For all you teachers out there, taking a class vote can be hard sometimes. Keeping a tally of all the different hands that go up can be difficult, on top of some people who put their hand up and down. To counter that problem, I've created a basic voting machine. This voting machine allows for two different teams (Red and Blue) to press a button and vote. When they vote,they will get an audible tone (through our buzzer) to confirm their vote has been cast. Then, you will see their vote show up on the LCD screen. The color of the screen indicates which team is currently in the lead.
Step 1: Supplies
We'll use quite a few Grove components from SeeedStudio. The Grove - Starter Kit for Arduino will help us out immensely, so if you haven't picked one up yet, I would highly recommend you do so. Otherwise, we'll just need a few items from a standard electronics kit.
- LinkIT ONE
- Grove Base Shield
- Grove LCD RGB Backlight
- Grove Buzzer
- Push Buttons(2x)
- 10k ohm resistors (2x)
- Jumper Wires
- Breadboard (for prototyping)
Step 2: Hook Up Your Grove Sensors
First, lets get all of our Grove Sensors attached (since that is the easiest).

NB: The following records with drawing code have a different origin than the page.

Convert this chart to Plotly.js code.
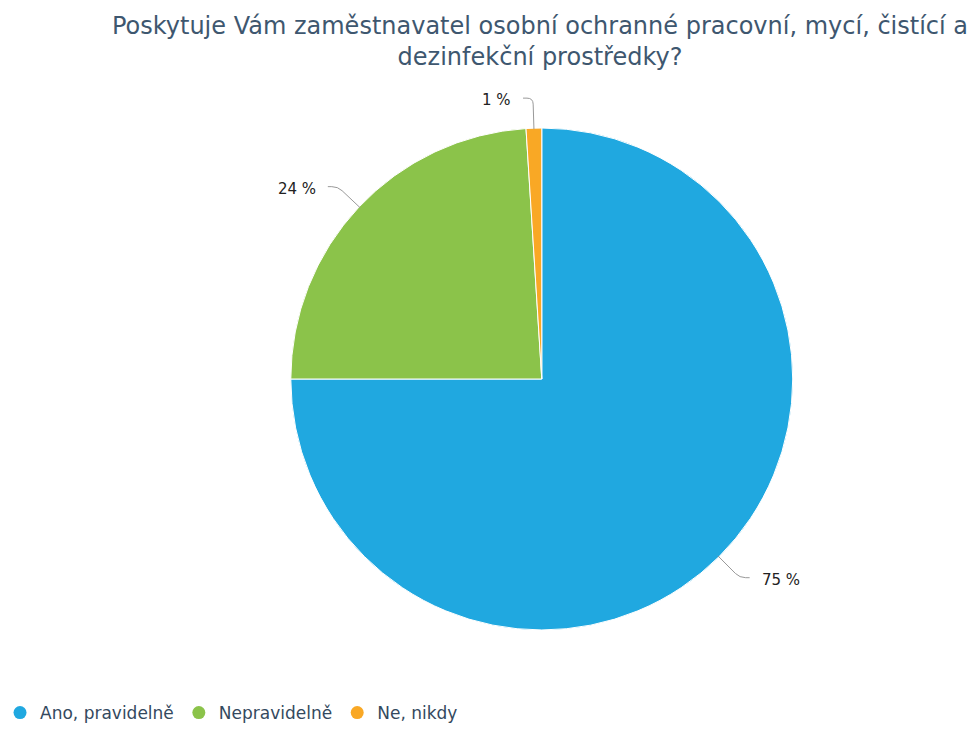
<!DOCTYPE html>
<html>
<head>
<meta charset="utf-8">
<script src="https://cdn.plot.ly/plotly-3.0.1.min.js"></script>
<style>html,body{margin:0;padding:0;background:#fff}#chart{width:970px;height:731px}</style>
</head>
<body>
<div id="chart"></div>
<script>
const categories = ['Ano, pravidelně', 'Nepravidelně', 'Ne, nikdy'];
const values = [75, 24, 1];
const valueLabels = ['75 %', '24 %', '1 %'];
const colors = ['#20a8e0', '#8bc34a', '#f9a825'];
const titleText = 'Poskytuje Vám zaměstnavatel osobní ochranné pracovní, mycí, čistící a<br>dezinfekční prostředky?';

const W = 970, H = 731;
const cx = 540, cy = 379, R = 250;
const px = x => x / W;
const py = y => 1 - y / H;

const traces = [{
  type: 'pie',
  labels: categories,
  values: values,
  marker: {colors: colors, line: {color: '#ffffff', width: 1}},
  sort: false,
  direction: 'clockwise',
  rotation: 0,
  textinfo: 'none',
  hoverinfo: 'label+percent',
  showlegend: false,
  domain: {x: [px(cx - R - 2), px(cx + R + 2)], y: [py(cy + R + 2), py(cy - R - 2)]}
}];
categories.forEach((c, i) => {
  traces.push({
    type: 'scatter', mode: 'markers', x: [null], y: [null], name: c,
    marker: {color: colors[i], size: 13, symbol: 'circle'},
    hoverinfo: 'skip', showlegend: true
  });
});

const total = values.reduce((a, b) => a + b, 0);
const shapes = [], annotations = [];
let cum = 0;
values.forEach((v, i) => {
  const f = (cum + v / 2) / total;
  cum += v;
  const th = 2 * Math.PI * f;
  const s = Math.sin(th), c = Math.cos(th);
  const ex = cx + R * s, ey = cy - R * c;
  const bx = cx + (R + 31) * s, by = cy - (R + 31) * c;
  const dir = s >= 0 ? 1 : -1;
  const hx = bx + 10 * dir, hy = by;
  const len = Math.hypot(bx - ex, by - ey);
  const r = 6;
  const p1x = bx - (bx - ex) / len * r, p1y = by - (by - ey) / len * r;
  const p2x = bx + r * dir, p2y = by;
  shapes.push({
    type: 'path', xref: 'paper', yref: 'paper',
    path: `M ${px(ex)},${py(ey)} L ${px(p1x)},${py(p1y)} Q ${px(bx)},${py(by)} ${px(p2x)},${py(p2y)} L ${px(hx)},${py(hy)}`,
    line: {color: '#999999', width: 1}
  });
  annotations.push({
    xref: 'paper', yref: 'paper',
    x: px(hx + 10 * dir), y: py(hy + 2),
    xanchor: dir > 0 ? 'left' : 'right', yanchor: 'middle',
    text: valueLabels[i], showarrow: false,
    font: {family: 'DejaVu Sans', size: 15, color: '#222222'}
  });
});

const layout = {
  width: W, height: H,
  margin: {l: 0, r: 0, t: 0, b: 0},
  paper_bgcolor: '#ffffff', plot_bgcolor: '#ffffff',
  title: {
    text: titleText, x: px(540), xanchor: 'center', y: py(34), yanchor: 'middle',
    font: {family: 'DejaVu Sans', size: 24, color: '#3e576f'}
  },
  xaxis: {visible: false}, yaxis: {visible: false},
  showlegend: true,
  legend: {
    orientation: 'h', x: -4 / W, xanchor: 'left', y: 0, yanchor: 'bottom',
    font: {family: 'DejaVu Sans', size: 17, color: '#34495e'},
    itemwidth: 30, bgcolor: 'rgba(0,0,0,0)'
  },
  shapes: shapes,
  annotations: annotations
};
Plotly.newPlot('chart', traces, layout, {displayModeBar: false, staticPlot: false});
</script>
</body>
</html>
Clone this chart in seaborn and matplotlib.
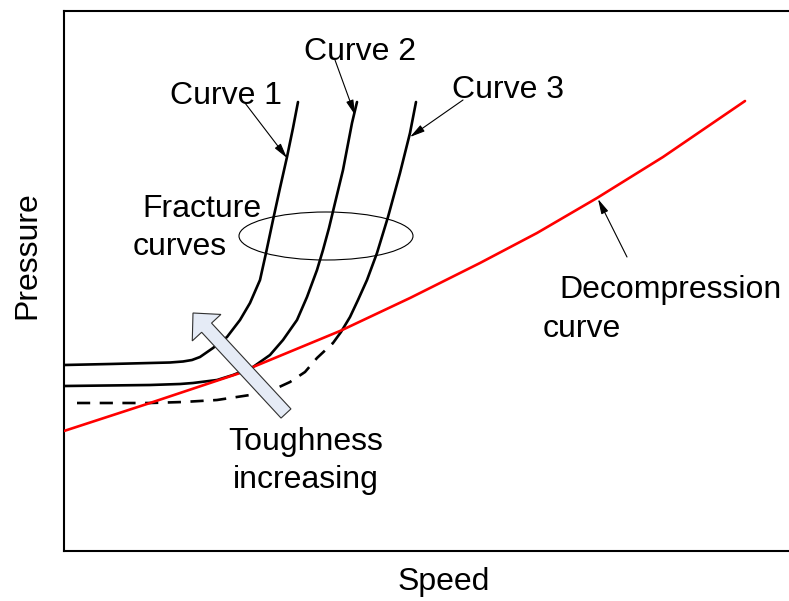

The Grove Base Shield is relatively simple to attach. You simply line up the pins and push them in together. It can be a bit of a snug fit sometimes, so be careful to line it up correctly.
Then you'll want to connect the RGB LCD and Buzzer. The RGB LCD can connect to any I2C slot. Look at the picture above for a reference of where I plugged mine in.
Then, plug in the buzzer into one of the Analog slots (any slot that starts with A). I plugged mine into D6, so if you plug it into something different, make sure you modify the code later to reflect that.
Step 3: Hooking Up Your Button Circuit
Next, let's put together our button circuit. This is a fairly simple circuit involving a button and pull-down resistor.
When our pushbutton is open (AKA, it isn't pressed) there will be no connection through the circuit so the pin will simply be connected to ground (this is through our pull down resistor). When we push it in, the button is closed, and it makes a connection across the legs. This connects the pin to our 5 volts and produces a HIGH signal. This is what we will look for in our logic: a high signal.
Step 4: Deploying the Code and Logic
Finally, we will want to deploy our code to the LinkIT ONE to add some logic that ties everything together. Our logic path goes something like this:
- If a button is pressed, increment that team's votes that the button is tied too.
- Make the buzzer give a tiny buzz to confirm to the voter that their vote was cast.
- Then, we calculate which team has the lead. Turn the background of our LCD to that team's color
- If the team's votes are tied, let's turn on both colors!
Download this code file and deploy it to your device! Feel free to change any of the team's names to suit your needs!
Step 5: Deployment
You did it! You now have a fully working voting machine! When a certain team is in the lead, you should see the LCD change color to reflect that.
Hopefully this has given you a solid project with the LinkIT ONE and made the voting process a little more automated! Good luck!